As one experienced owner once told me, “choosing design options can be as tough as choosing a wife, but once you’ve done it, options cease to be a factor” ;-))


Here are some sketches that show the proposed cockpit tent. Small details will be worked out on the first boat that adopts the system, with the designers support, input and guidance. This solution provides lots of covered space without permanently spoiling the large cockpit and sailing fun of the boat.  Most boats under 26ft or so, are mostly used for day sailing in my experience, with an occasional cruise once or twice a year, yet they are encumbered with a large cabin that is really ‘in the way’, adding not only to initial cost, but also to weight, windage and versatility, that prevents efficient day sailing.   This becomes even more true, the shorter the boat is.

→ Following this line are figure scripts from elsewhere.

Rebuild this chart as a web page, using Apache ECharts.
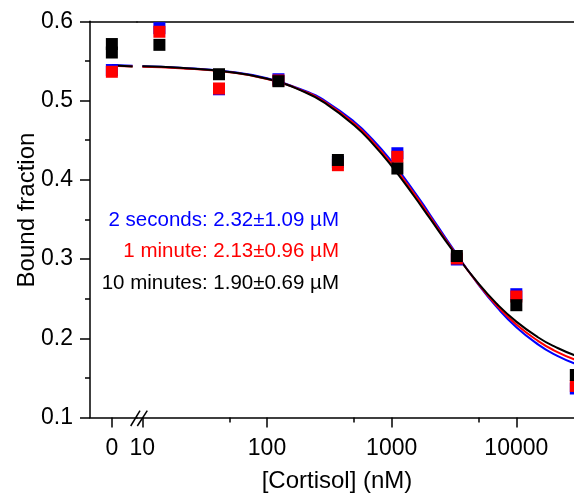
<!DOCTYPE html>
<html><head><meta charset="utf-8">
<script src="https://cdn.jsdelivr.net/npm/echarts@6/dist/echarts.min.js"></script>
<style>html,body{margin:0;padding:0;background:#fff;overflow:hidden;width:574px;height:497px}#c{width:640px;height:497px}</style>
</head><body><div id="c"></div>
<script>
// concentrations (nM) of the measured points
const conc = [0, 13.7, 41.2, 123.5, 370.4, 1111, 3333, 10000, 30000];
const blueY  = [0.5385, 0.5913, 0.5142, 0.5269, 0.4224, 0.4335, 0.2994, 0.2556, 0.1366];
const redY   = [0.5363, 0.5868, 0.5152, 0.5253, 0.4184, 0.4290, 0.3007, 0.2527, 0.1398];
const blackY = [0.5713, 0.5703, 0.5332, 0.5244, 0.4250, 0.4142, 0.3038, 0.2417, 0.1536];
const blackExtraConc = [0];
const blackExtraY = [0.5606];

// fitted curves
const fitConc  = [10, 20, 50, 100, 200, 300, 500, 700, 1000, 1500, 2000, 3000, 5000, 7000, 10000, 15000, 20000, 30000, 50000];
const fitBlue  = [0.5432, 0.5415, 0.5364, 0.5281, 0.5125, 0.4985, 0.4732, 0.4512, 0.4232, 0.3862, 0.3575, 0.3162, 0.2670, 0.2390, 0.2140, 0.1920, 0.1800, 0.1675, 0.1570];
const fitRed   = [0.5427, 0.5409, 0.5357, 0.5272, 0.5114, 0.4968, 0.4709, 0.4485, 0.4202, 0.3831, 0.3549, 0.3146, 0.2676, 0.2410, 0.2174, 0.1964, 0.1848, 0.1725, 0.1619];
const fitBlack = [0.5432, 0.5413, 0.5360, 0.5274, 0.5108, 0.4955, 0.4688, 0.4460, 0.4172, 0.3802, 0.3525, 0.3135, 0.2685, 0.2432, 0.2210, 0.2010, 0.1900, 0.1780, 0.1675];
const fitZeroConc  = [0, 0.95];
const fitZeroBlue  = [0.5450, 0.5440];
const fitZeroRed   = [0.5440, 0.5430];
const fitZeroBlack = [0.5445, 0.5430];

const xMajorTicks = [10, 100, 1000, 10000];
const xMinorTicks = [50, 500, 5000];
const xZeroTicks = [0];
const seriesNames = ['2 seconds', '1 minute', '10 minutes'];
const annotations = ['2 seconds: 2.32\u00b11.09 \u00b5M', '1 minute: 2.13\u00b10.96 \u00b5M', '10 minutes: 1.90\u00b10.69 \u00b5M'];
const colors = ['#0000ff', '#ff0000', '#000000'];
const xTitle = '[Cortisol] (nM)';
const yTitle = 'Bound fraction';

const FONT = "'Liberation Sans', Arial, sans-serif";
const lg = Math.log10;
const ptsY = [blueY, redY, blackY];
const fits = [fitBlue, fitRed, fitBlack];
const fitZeros = [fitZeroBlue, fitZeroRed, fitZeroBlack];

const gTop = 21.3, gH = 396.2;
const axisLineStyle = {color: '#000', width: 1.5};

const series = [];
for (let s = 0; s < 3; s++) {
  series.push({type: 'line', name: seriesNames[s] + ' fit', xAxisIndex: 0, yAxisIndex: 0,
    data: fitZeroConc.map((c, i) => [c, fitZeros[s][i]]), showSymbol: false, symbol: 'none',
    lineStyle: {color: colors[s], width: 2}, z: 2, silent: true});
  series.push({type: 'line', name: seriesNames[s] + ' fit', xAxisIndex: 1, yAxisIndex: 1,
    data: fitConc.map((c, i) => [lg(c), fits[s][i]]), smooth: true, showSymbol: false, symbol: 'none',
    lineStyle: {color: colors[s], width: 2}, z: 2, silent: true, clip: true});
}
for (let s = 0; s < 3; s++) {
  const zeroPts = [], logPts = [];
  conc.forEach((c, i) => { if (c === 0) zeroPts.push([0, ptsY[s][i]]); else logPts.push([lg(c), ptsY[s][i]]); });
  if (s === 2) blackExtraConc.forEach((c, i) => zeroPts.push([c, blackExtraY[i]]));
  const st = {type: 'scatter', name: seriesNames[s], symbol: 'rect', symbolSize: 12,
    itemStyle: {color: colors[s], opacity: 1}, z: 3 + s, clip: false, silent: true};
  series.push(Object.assign({}, st, {xAxisIndex: 0, yAxisIndex: 0, data: zeroPts}));
  series.push(Object.assign({}, st, {xAxisIndex: 1, yAxisIndex: 1, data: logPts}));
}

const yBase = {type: 'value', min: 0.1, max: 0.6, interval: 0.1};
const lineBase = {show: true, onZero: false, lineStyle: axisLineStyle};

const option = {
  animation: false,
  backgroundColor: '#fff',
  grid: [
    {left: 90, top: gTop, width: 47, height: gH},
    {left: 137, top: gTop, width: 466.6, height: gH}
  ],
  xAxis: [
    {gridIndex: 0, type: 'value', min: -1, max: 1.15, position: 'bottom',
      axisLine: lineBase,
      axisTick: {show: true, inside: false, length: 10, lineStyle: axisLineStyle, customValues: xZeroTicks},
      axisLabel: {show: true, customValues: xZeroTicks, formatter: v => String(v), color: '#000', fontSize: 23, fontFamily: FONT, margin: 20},
      splitLine: {show: false}},
    {gridIndex: 1, type: 'value', min: 0.957, max: 4.7, position: 'bottom',
      axisLine: lineBase,
      axisTick: {show: true, inside: false, length: 10, lineStyle: axisLineStyle, customValues: xMajorTicks.map(lg)},
      axisLabel: {show: true, customValues: xMajorTicks.map(lg), formatter: v => String(Math.round(Math.pow(10, v))), color: '#000', fontSize: 23, fontFamily: FONT, margin: 20},
      splitLine: {show: false}},
    {gridIndex: 1, type: 'value', min: 0.957, max: 4.7, position: 'bottom',
      axisLine: {show: false, onZero: false},
      axisTick: {show: true, inside: false, length: 5, lineStyle: axisLineStyle, customValues: xMinorTicks.map(lg)},
      axisLabel: {show: false}, splitLine: {show: false}},
    {gridIndex: 0, type: 'value', min: -1, max: 1.15, position: 'top',
      axisLine: lineBase, axisTick: {show: false}, axisLabel: {show: false}, splitLine: {show: false}},
    {gridIndex: 1, type: 'value', min: 0.957, max: 4.7, position: 'top',
      axisLine: lineBase, axisTick: {show: false}, axisLabel: {show: false}, splitLine: {show: false}}
  ],
  yAxis: [
    Object.assign({}, yBase, {gridIndex: 0, position: 'left',
      axisLine: lineBase,
      axisTick: {show: true, inside: false, length: 10, lineStyle: axisLineStyle},
      minorTick: {show: true, splitNumber: 2, length: 5, lineStyle: axisLineStyle},
      axisLabel: {color: '#000', fontSize: 23, fontFamily: FONT, margin: 17, formatter: v => v.toFixed(1)},
      splitLine: {show: false}, minorSplitLine: {show: false}}),
    Object.assign({}, yBase, {gridIndex: 1, show: false, axisLine: {show: false, onZero: false}, splitLine: {show: false}})
  ],
  graphic: [
    {type: 'line', shape: {x1: 130.7, y1: 426, x2: 140, y2: 410.7}, style: {stroke: '#000', lineWidth: 1.5}, z: 100},
    {type: 'line', shape: {x1: 137.3, y1: 426, x2: 147.3, y2: 410.7}, style: {stroke: '#000', lineWidth: 1.5}, z: 100},
    {type: 'text', x: 337, y: 481, style: {text: xTitle, fill: '#000', font: '24px ' + FONT, textAlign: 'center', textVerticalAlign: 'middle'}},
    {type: 'text', x: 27, y: 210, rotation: Math.PI / 2, style: {text: yTitle, fill: '#000', font: '24px ' + FONT, textAlign: 'center', textVerticalAlign: 'middle'}},
    {type: 'text', x: 339, y: 220, style: {text: annotations[0], fill: colors[0], font: '20.5px ' + FONT, textAlign: 'right', textVerticalAlign: 'middle'}, z: 50},
    {type: 'text', x: 339, y: 251.7, style: {text: annotations[1], fill: colors[1], font: '20.5px ' + FONT, textAlign: 'right', textVerticalAlign: 'middle'}, z: 50},
    {type: 'text', x: 339, y: 283.3, style: {text: annotations[2], fill: colors[2], font: '20.5px ' + FONT, textAlign: 'right', textVerticalAlign: 'middle'}, z: 50}
  ],
  series: series
};
const chart = echarts.init(document.getElementById('c'), null, {renderer: 'canvas'});
chart.setOption(option);
</script>
</body></html>
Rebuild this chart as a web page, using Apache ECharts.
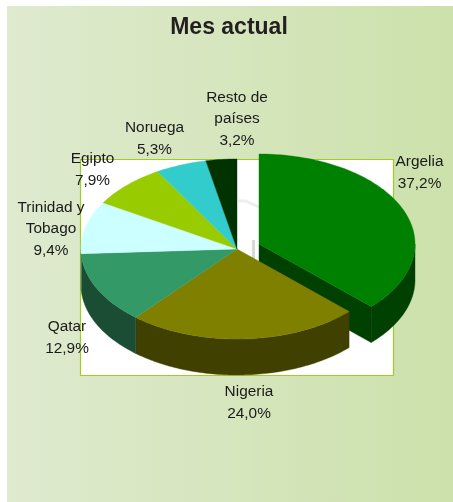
<!DOCTYPE html>
<html>
<head>
<meta charset="utf-8">
<style>html,body{margin:0;padding:0;background:#fff}#c{width:453px;height:502px}</style>
<script src="https://cdn.jsdelivr.net/npm/echarts@6/dist/echarts.min.js"></script>
</head>
<body>
<div id="c"></div>
<script>
const titleText = 'Mes actual';
const categories = ['Argelia', 'Nigeria', 'Qatar', 'Trinidad y\nTobago', 'Egipto', 'Noruega', 'Resto de\npaíses'];
const shares = [37.2, 24.0, 12.9, 9.4, 7.9, 5.3, 3.2];
const topColors = ['#008000', '#808000', '#339966', '#CCFFFF', '#99CC00', '#33CCCC', '#003300'];
const sideColors = ['#004000', '#404000', '#1A4D33', '#668080', '#4D6600', '#1A6666', '#001A00'];

const labelCenters = [[419.5, 172.5], [249, 402.5], [67, 338], [51, 229], [92.5, 170], [154.5, 138.5], [237, 119]];
const pie = { cx: 237, cy: 249, rx: 156, ry: 90, depth: 36, explodeDx: 22, explodeDy: -5 };
const explodedIndex = 0;
const total = shares.reduce((a, b) => a + b, 0);

function pt(cx, cy, deg, dy) {
  const t = deg * Math.PI / 180;
  return [cx + pie.rx * Math.sin(t), cy - pie.ry * Math.cos(t) + (dy || 0)];
}
function arc(cx, cy, a, b, dy) {
  const out = [], n = Math.max(2, Math.ceil(Math.abs(b - a)));
  for (let i = 0; i <= n; i++) out.push(pt(cx, cy, a + (b - a) * i / n, dy));
  return out;
}
function renderItem(params, api) {
  const idx = params.dataIndex;
  const value = api.value(0);
  let before = 0;
  for (let i = 0; i < idx; i++) before += shares[i];
  const a0 = before / total * 360, a1 = (before + value) / total * 360;
  const ex = idx === explodedIndex;
  const cx = pie.cx + (ex ? pie.explodeDx : 0), cy = pie.cy + (ex ? pie.explodeDy : 0);
  const children = [];
  const poly = (points, fill, z2) => children.push({
    type: 'polygon', z2: z2, shape: { points: points },
    style: { fill: fill, stroke: fill, lineWidth: 0.4 }
  });
  if (ex) {
    const e = pt(cx, cy, a1);
    poly([[cx, cy], e, [e[0], e[1] + pie.depth], [cx, cy + pie.depth]], sideColors[idx], 1);
  }
  const wa = Math.max(a0, 90), wb = Math.min(a1, 270);
  if (wb > wa) {
    poly(arc(cx, cy, wa, wb).concat(arc(cx, cy, wb, wa, pie.depth)), sideColors[idx], 2);
  }
  poly([[cx, cy]].concat(arc(cx, cy, a0, a1)), topColors[idx], 3);
  const lc = labelCenters[idx];
  const pct = value.toFixed(1).replace('.', ',') + '%';
  children.push({
    type: 'text', z2: 10,
    style: {
      x: lc[0], y: lc[1], text: categories[idx] + '\n' + pct,
      align: 'center', verticalAlign: 'middle',
      font: '15.4px "Liberation Sans", Arial, sans-serif', lineHeight: 21.7, fill: '#1a1a1a'
    }
  });
  return { type: 'group', children: children };
}

const chart = echarts.init(document.getElementById('c'), null, { renderer: 'canvas' });
chart.setOption({
  animation: false,
  backgroundColor: '#ffffff',
  title: {
    text: titleText, left: 224, top: 11.5, textAlign: 'center',
    textStyle: { fontFamily: '"Liberation Sans", Arial, sans-serif', fontSize: 23, fontWeight: 'bold', color: '#231f20' }
  },
  graphic: [
    { type: 'rect', silent: true, z: -10, shape: { x: 7, y: 6, width: 446, height: 496 },
      style: { fill: new echarts.graphic.LinearGradient(0, 0, 1, 0, [
        { offset: 0, color: '#dfeacf' }, { offset: 1, color: '#cce1ab' }]) } },
    { type: 'rect', silent: true, z: -9, shape: { x: 80.5, y: 159.5, width: 313, height: 216 },
      style: { fill: '#ffffff', stroke: '#a3cc22', lineWidth: 1.2 } },
    { type: 'polyline', silent: true, z: -8, shape: { points: [[238, 201], [246, 201], [252, 204], [259, 207]] },
      style: { stroke: '#eeeeee', lineWidth: 3, fill: null } },
    { type: 'rect', silent: true, z: -8, shape: { x: 252, y: 240, width: 3, height: 20 },
      style: { fill: '#d8d8d8' } }
  ],
  series: [{
    type: 'custom',
    coordinateSystem: 'none',
    silent: true,
    renderItem: renderItem,
    data: shares.map((v, i) => ({ name: categories[i], value: [v] }))
  }]
});
</script>
</body>
</html>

w22-cockpit-tent-1    w22-cockpit-tent-2

One may then ask, why not spread the canvas in a ‘A’ form and cover the tramps as well? Well the more surface of 'canvas' you have, the more there is to fold up and store, plus dealing with its weight – and trying to seal such an arrangement against bugs such as mosquitos is VERY difficult.

The lightest and simplest solution is to simply use small tents on the tramps, as I use on my W17 as well as I did on ‘Magic Hempel’. That works best if merely needed for sleeping, as they are light, mosquito free, store compactly and offer some privacy compared to a small, shared cabin.